Pour ce qui est de la vie sociale, FIT ne la laisse pas de côté. Dans la cuisine collective, des cours sont organisés, mais aussi des temps d’échange autour d’un apéro. L’association propose également des sorties en extérieur, que ce soit en période de fin d’année où elles partent ensemble à la découverte des lumières de la ville ou l’été où elles vont à la plage et font des sorties d’accrobranche. 

Les places d’urgence et le CHRS sont financés en grande majorité par la DRIHL ( la Direction régionale et interdépartementale de l’Hébergement et du Logement). Malgré ces aides financières, pour Séverine Lemière “sur le terrain, nous ne sommes pas financées à hauteur des besoins de ces jeunes femmes et à la hauteur de la complexité du travail qui est mené”. 

Si la présidente note une vraie avancée en 10 ans, notamment sur la libération et l’écoute de la parole des femmes victimes de violences, avec un niveau de conscientisation de la société plus élevé, le milieu social souffre d’un manque de moyens. Les travailleuses sociales et toutes les personnes travaillant aux côtés de ces femmes abattent un travail considérable, pour autant il est sous-estimé. 

Selon Séverine Lemière “il y a une vraie méconnaissance de toutes les compétences professionnelles  qui sont nécessaires pour accompagner les jeunes femmes”. Ces métiers, très stéréotypés “métiers de femmes” sont ainsi sous-valorisés, notamment d’un point de vue salarial. Des actions politiques sont donc nécessaires pour permettre à ces métiers d’être mieux reconnus, mieux rémunérés et donc plus attractifs. 

“Ici il y a toujours eu une réflexion sur l’accès à l’emploi des jeunes femmes”

Au fil des années, FIT a développé une réelle expertise sur l’impact des violences dans l’insertion des femmes dans le monde du travail. L’association a créé récemment une méthode d’accompagnement et de formations afin d’améliorer l’accès à l’emploi et la prise en compte des violences dans le milieu professionnel. Elle a d’abord travaillé avec EDF dans la mise en œuvre de leur accord d’égalité professionnelle. 

Après avoir fait un diagnostic au sein de l’entreprise, FIT s’est rendu compte que 40% des personnes-ressources interrogées (assistant· es sociales/sociaux, RH, médecine du travail ou représentant·es du personnel ) avaient entendu parler de violences conjugales subies par des salariées.  Après ce diagnostic, EDF “s’est outillé de plusieurs pratiques qui existaient déjà mais qui se sont ouvertes à un nouveau public, celui des victimes de violences conjugales comme des aides financières, des appartements hôtels, des changements d’horaire ou de mail”, détaille Séverine Lemière.
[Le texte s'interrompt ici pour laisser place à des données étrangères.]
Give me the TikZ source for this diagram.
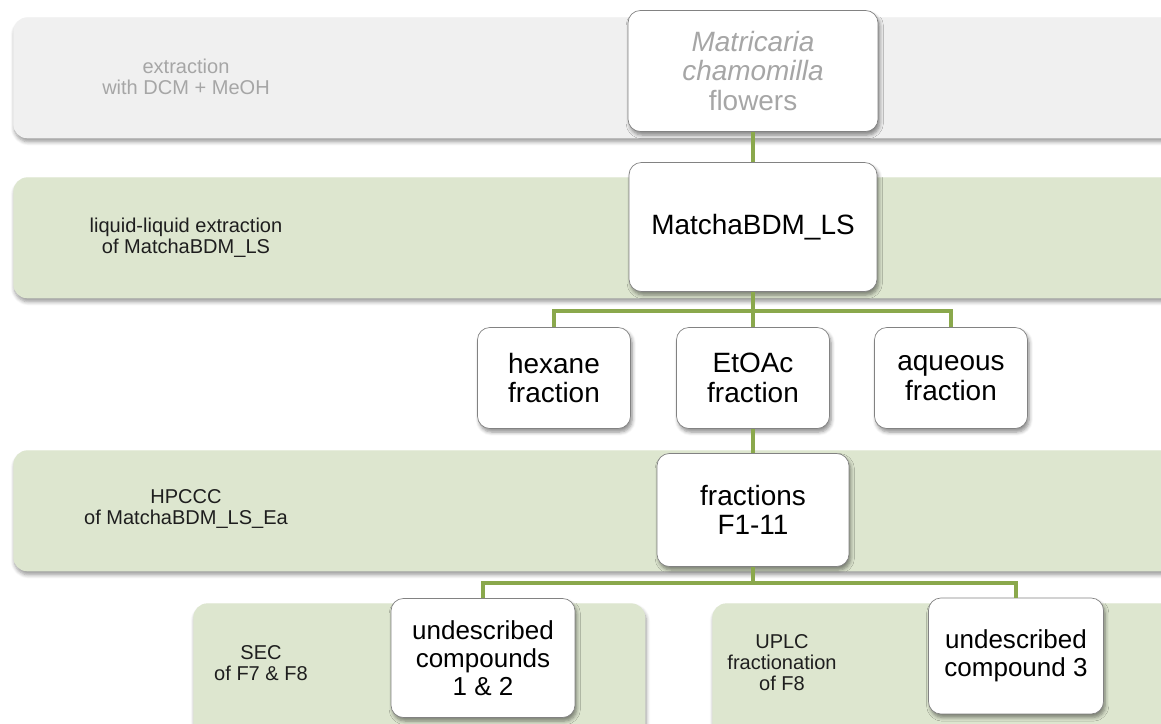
\documentclass[tikz,border=0pt]{standalone}
\usepackage{fontspec}
\setmainfont{Liberation Sans}
\usepackage{xcolor}
\usepackage{tikz}
\usetikzlibrary{positioning,shadows.blur}
\tikzset{
  band/.style    ={rounded corners=8pt, minimum width=23.9cm, minimum height=2.42cm,
                   anchor=north west, inner sep=0pt,
                   blur shadow={shadow xshift=0.6pt, shadow yshift=-2pt,
                                shadow opacity=40, shadow blur steps=6}},
  bandgray/.style={band, fill=bandgray},
  bandgreen/.style={band, fill=bandgreen},
  bandtxt/.style ={align=center, font=\fontsize{11.4}{12}\selectfont,
                   text=sidetext, inner sep=0pt},
  stepbox/.style ={draw=boxline, fill=white, rounded corners=7pt, align=center,
                   font=\fontsize{15.9}{16.8}\selectfont, inner sep=2pt,
                   blur shadow={shadow xshift=1pt, shadow yshift=-2pt,
                                shadow opacity=45, shadow blur steps=5}},
  cpdbox/.style  ={stepbox, font=\fontsize{14.8}{15.9}\selectfont},
  link/.style    ={draw=linkgreen, line width=2.3pt},
}
\definecolor{bandgray} {RGB}{240,240,240}
\definecolor{bandgreen}{RGB}{221,230,207}
\definecolor{linkgreen}{RGB}{138,168,76}
\definecolor{boxline}  {RGB}{130,130,130}
\definecolor{fadetext} {RGB}{166,166,166}
\definecolor{sidetext} {RGB}{30,30,30}

\begin{document}
\begin{tikzpicture}[x=0.02cm,y=-0.02cm]
  \useasboundingbox (0,0) rectangle (1161,724);
  \clip (0,0) rectangle (1161,724);
  % bands
  \node[bandgray]  (bextr) at (13,17)  {};
  \node[bandgreen] (bliq)  at (13,177) {};
  \node[bandgreen] (bhpc)  at (13,450) {};
  \node[bandgreen, minimum width=9.04cm, minimum height=3.2cm] (bsec)  at (193,603) {};
  \node[bandgreen, minimum height=3.2cm] (buplc) at (712,603) {};
  \node[bandtxt, text=fadetext] (textr) at (186,77) {extraction\\with DCM + MeOH};
  \node[bandtxt] (tliq)  at (186,238) {liquid-liquid extraction\\of MatchaBDM\_LS};
  \node[bandtxt] (thpc)  at (186,509) {HPCCC\\of MatchaBDM\_LS\_Ea};
  \node[bandtxt] (tsec)  at (261,663) {SEC\\of F7 \& F8};
  \node[bandtxt] (tuplc) at (782,663) {UPLC\\fractionation\\of F8};
  % steps
  \coordinate (split1) at (753,311);
  \coordinate (split2) at (753,583);
  \node[stepbox, minimum width=5.0cm, minimum height=2.42cm, text=fadetext] (flowers) at (753,71)
    {\textit{Matricaria}\\\textit{chamomilla}\\flowers};
  \node[stepbox, minimum width=4.96cm, minimum height=2.58cm] (matcha) at (753,227) {MatchaBDM\_LS};
  \node[stepbox, minimum width=3.06cm, minimum height=2.02cm] (hexane)  at (554,378) {hexane\\fraction};
  \node[stepbox, minimum width=3.06cm, minimum height=2.02cm] (etoac)   at (753,378) {EtOAc\\fraction};
  \node[stepbox, minimum width=3.06cm, minimum height=2.02cm] (aqueous) at (951,378) {aqueous\\fraction};
  \node[stepbox, minimum width=3.84cm, minimum height=2.26cm] (fract) at (753,510) {fractions\\F1-11};
  \node[cpdbox, minimum width=3.68cm, minimum height=2.38cm] (cpd12) at (483,658) {undescribed\\compounds\\1 \& 2};
  \node[cpdbox, minimum width=3.5cm, minimum height=2.32cm] (cpd3) at (1016,656) {undescribed\\compound 3};
  % connectors
  \draw[link](flowers.south)--(matcha.north);
  \draw[link](matcha.south)--(split1);
  \draw[link](split1)-|(hexane.north);
  \draw[link](split1)-|(aqueous.north);
  \draw[link](split1)--(etoac.north);
  \draw[link](etoac.south)--(fract.north);
  \draw[link](fract.south)--(split2);
  \draw[link](split2)-|(cpd12.north);
  \draw[link](split2)-|(cpd3.north);
\end{tikzpicture}
\end{document}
Elle ajoute que ces formations permettent également de “comprendre le phénomène d’emprise, de repérer les signaux et de savoir se positionner en osant poser la question tout en restant à sa place”. Depuis le début de ces formations, EDF a soutenu plus de 400 femmes salariées victimes de violences conjugales.

Après EDF, l’association a collaboré avec d’autres entreprises comme Enedis, elle s’est aussi mise en relation avec les Centres d’information des droits des femmes et des familles. Avec eux, FIT travaille sur une méthodologie à destination des employeurs, déployable dans de plus petites entreprises sur l’ensemble du territoire.  

Une femme un toit continue ainsi à se développer dans de nouveaux lieux parisiens, dans de nouvelles régions et espaces de travail. Prochainement, l’association a pour projet de déménager son CHRS afin d’augmenter sa capacité d’accueil et de pouvoir faire du bâtiment actuel un lieu d’accueil d’urgence.